Sur la question posée par M. Christian Vanneste au sujet de la délinquance, je tiens à rappeler que le suivi de cette délinquance est difficile puisque la loi n'autorise pas la tenue de telles statistiques – ce qui d'ailleurs ne permet pas la conduite de politiques de discrimination positive ou plus justement d'affirmative action. Néanmoins, il existe un office central de lutte contre la délinquance itinérante qui suit ces faits et dont nous avons entendu les responsables. On pourrait sans doute développer des informations plus précises sur le montant des ressources perçues par les gens du voyage car leur niveau conditionne le bénéfice des prestations sociales et la fiscalité supportée. C'est d'ailleurs un autre sujet de tension puisque certains gens du voyage tirent des ressources d'activités parfaitement reconnues et traditionnelles comme par exemple, la participation aux vendanges ou à la récolte des fruits et légumes mais participent aussi au phénomène du travail clandestin.
La déclaration préalable des « grands passages » est, à mes yeux, une mesure essentielle qui doit contribuer à la responsabilisation des gens du voyage. De ce point de vue, il faut établir une meilleure collaboration entre les pouvoirs publics et les associations de gens du voyage qui, par leur diversité notamment au plan confessionnel, n'entretiennent pas nécessairement de bonnes relations.
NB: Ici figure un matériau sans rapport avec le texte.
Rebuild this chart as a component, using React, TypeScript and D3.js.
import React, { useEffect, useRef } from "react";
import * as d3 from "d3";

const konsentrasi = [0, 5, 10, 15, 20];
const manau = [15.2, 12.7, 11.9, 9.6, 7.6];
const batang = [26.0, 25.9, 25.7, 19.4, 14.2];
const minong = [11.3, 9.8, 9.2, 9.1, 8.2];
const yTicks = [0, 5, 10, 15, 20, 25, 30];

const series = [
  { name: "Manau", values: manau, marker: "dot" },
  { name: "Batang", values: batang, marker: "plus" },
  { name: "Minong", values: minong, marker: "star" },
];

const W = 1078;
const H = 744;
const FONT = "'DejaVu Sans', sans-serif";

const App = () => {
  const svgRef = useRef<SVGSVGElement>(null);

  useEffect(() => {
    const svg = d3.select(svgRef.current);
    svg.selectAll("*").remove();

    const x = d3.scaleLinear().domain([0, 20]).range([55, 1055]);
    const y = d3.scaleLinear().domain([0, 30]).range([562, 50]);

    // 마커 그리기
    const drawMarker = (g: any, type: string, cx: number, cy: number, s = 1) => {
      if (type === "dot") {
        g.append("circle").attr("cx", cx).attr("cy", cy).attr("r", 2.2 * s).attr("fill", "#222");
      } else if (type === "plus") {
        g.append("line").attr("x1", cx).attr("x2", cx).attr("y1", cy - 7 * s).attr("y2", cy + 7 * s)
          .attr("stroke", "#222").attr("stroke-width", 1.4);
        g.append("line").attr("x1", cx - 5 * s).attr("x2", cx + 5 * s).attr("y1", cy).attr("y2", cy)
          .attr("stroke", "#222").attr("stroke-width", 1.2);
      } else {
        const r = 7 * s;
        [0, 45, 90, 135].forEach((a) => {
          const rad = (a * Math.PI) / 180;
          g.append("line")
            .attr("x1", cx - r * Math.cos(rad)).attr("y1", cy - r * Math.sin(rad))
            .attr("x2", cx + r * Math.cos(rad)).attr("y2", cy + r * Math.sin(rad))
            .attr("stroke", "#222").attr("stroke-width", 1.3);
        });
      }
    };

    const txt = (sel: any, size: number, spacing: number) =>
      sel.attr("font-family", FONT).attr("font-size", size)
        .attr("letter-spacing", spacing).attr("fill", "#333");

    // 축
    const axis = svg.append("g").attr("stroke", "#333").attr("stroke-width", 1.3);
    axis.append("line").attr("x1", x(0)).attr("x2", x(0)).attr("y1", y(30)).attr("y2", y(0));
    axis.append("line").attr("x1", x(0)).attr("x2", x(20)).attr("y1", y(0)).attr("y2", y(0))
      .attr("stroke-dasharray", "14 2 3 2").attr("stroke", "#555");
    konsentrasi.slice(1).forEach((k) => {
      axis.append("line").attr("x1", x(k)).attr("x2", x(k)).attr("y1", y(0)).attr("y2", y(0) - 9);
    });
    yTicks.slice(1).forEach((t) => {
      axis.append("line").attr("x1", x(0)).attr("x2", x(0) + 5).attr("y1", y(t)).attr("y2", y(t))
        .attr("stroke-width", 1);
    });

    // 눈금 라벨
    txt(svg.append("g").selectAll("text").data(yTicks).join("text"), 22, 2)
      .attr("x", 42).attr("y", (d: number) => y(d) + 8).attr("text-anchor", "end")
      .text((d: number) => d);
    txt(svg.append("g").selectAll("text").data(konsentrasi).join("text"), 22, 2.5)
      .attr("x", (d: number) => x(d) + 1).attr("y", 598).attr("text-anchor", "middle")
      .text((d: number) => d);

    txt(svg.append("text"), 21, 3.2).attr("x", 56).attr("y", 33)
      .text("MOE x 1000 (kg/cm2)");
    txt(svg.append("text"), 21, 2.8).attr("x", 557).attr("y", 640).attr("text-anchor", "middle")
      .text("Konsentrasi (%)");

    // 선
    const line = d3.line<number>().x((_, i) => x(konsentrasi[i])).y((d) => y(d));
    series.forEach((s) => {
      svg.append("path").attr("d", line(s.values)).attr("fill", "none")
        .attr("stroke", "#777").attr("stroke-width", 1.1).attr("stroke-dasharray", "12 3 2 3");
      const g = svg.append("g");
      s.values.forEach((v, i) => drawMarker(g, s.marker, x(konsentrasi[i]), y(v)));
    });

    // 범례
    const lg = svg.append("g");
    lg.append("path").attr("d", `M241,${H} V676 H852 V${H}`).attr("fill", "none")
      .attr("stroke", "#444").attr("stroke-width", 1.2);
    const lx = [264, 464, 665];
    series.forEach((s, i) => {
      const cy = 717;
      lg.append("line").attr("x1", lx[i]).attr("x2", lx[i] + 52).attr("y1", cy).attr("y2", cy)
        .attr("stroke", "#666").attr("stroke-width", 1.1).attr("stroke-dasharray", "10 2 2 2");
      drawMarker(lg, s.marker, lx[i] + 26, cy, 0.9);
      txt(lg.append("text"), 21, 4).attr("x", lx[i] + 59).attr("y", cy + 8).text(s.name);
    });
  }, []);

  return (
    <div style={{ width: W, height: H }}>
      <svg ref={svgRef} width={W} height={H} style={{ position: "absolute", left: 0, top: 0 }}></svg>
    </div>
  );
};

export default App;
J'insiste sur le fait que nous avons conscience des difficultés des maires. Pour y répondre, il faut sans doute davantage de moyens, une plus grande réactivité des préfets et des sous-préfets, une meilleure répression des stationnements illégaux. Je le répète : notre rapport ne prétend pas être exhaustif et nous avons cherché à parvenir à un équilibre.
Je tiens à conclure mon propos sur la question de la dénomination de « gens du voyage ». C'est un terme administratif qui a été adopté voici quelques décennies en remplacement d'appellations au caractère plus péjoratif. Je note qu'elle semble avoir abouti à l'effet inverse. Il faut sans doute remédier à cela mais aussi prendre conscience que le terme « gens du voyage » recouvre des populations très diverses et hétérogènes qui se distinguent des Rroms. Les gens du voyage dont il a été question dans ce rapport sont des citoyens français pour la plupart. C'est à ce titre qu'ils ont des droits mais aussi des devoirs. Nous avons cherché un équilibre et une certaine mesure dans ce rapport : in medio stat virtus.